🤖 AI Summary
To address the scarcity of labeled data and poor model generalization in API malicious request detection, this paper proposes a domain-aware synthetic framework integrating RoBERTa with conditional Generative Adversarial Networks (cGANs). Innovatively, RoBERTa is embedded into the generator to jointly model contextual semantics and security logic of API requests, enabling controllable and interpretable generation of high-fidelity synthetic traffic. By synergizing Transformer-based feature encoding with adversarial training, the method significantly enhances both data diversity and semantic plausibility.
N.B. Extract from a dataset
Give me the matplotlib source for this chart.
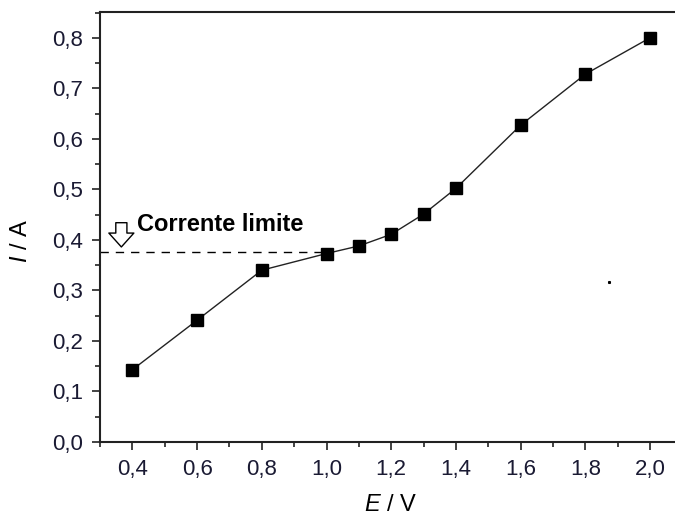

Evaluated on the CSIC 2010 and ATRDF 2023 benchmarks, it achieves absolute F1-score improvements of 4.94% and 21.10%, respectively—outperforming existing generic data augmentation approaches. This work establishes a novel paradigm for low-resource web security detection, advancing the state of the art in synthetic data generation for API security analytics.
📝 Abstract
Web applications and APIs face constant threats from malicious actors seeking to exploit vulnerabilities for illicit gains. To defend against these threats, it is essential to have anomaly detection systems that can identify a variety of malicious behaviors. However, a significant challenge in this area is the limited availability of training data. Existing datasets often do not provide sufficient coverage of the diverse API structures, parameter formats, and usage patterns encountered in real-world scenarios. As a result, models trained on these datasets often struggle to generalize and may fail to detect less common or emerging attack vectors. To enhance detection accuracy and robustness, it is crucial to access larger and more representative datasets that capture the true variability of API traffic. To address this, we introduce a GAN-inspired learning framework that extends limited API traffic datasets through targeted, domain-aware synthesis. Drawing on techniques from Natural Language Processing (NLP), our approach leverages Transformer-based architectures, particularly RoBERTa, to enhance the contextual representation of API requests and generate realistic synthetic samples aligned with security-specific semantics. We evaluate our framework on two benchmark datasets, CSIC 2010 and ATRDF 2023, and compare it with a previous data augmentation technique to assess the importance of domain-specific synthesis. In addition, we apply our augmented data to various anomaly detection models to evaluate its impact on classification performance. Our method achieves up to a 4.94% increase in F1 score on CSIC 2010 and up to 21.10% on ATRDF 2023. The source codes of this work are available at https://github.com/ArielCyber/GAN-API.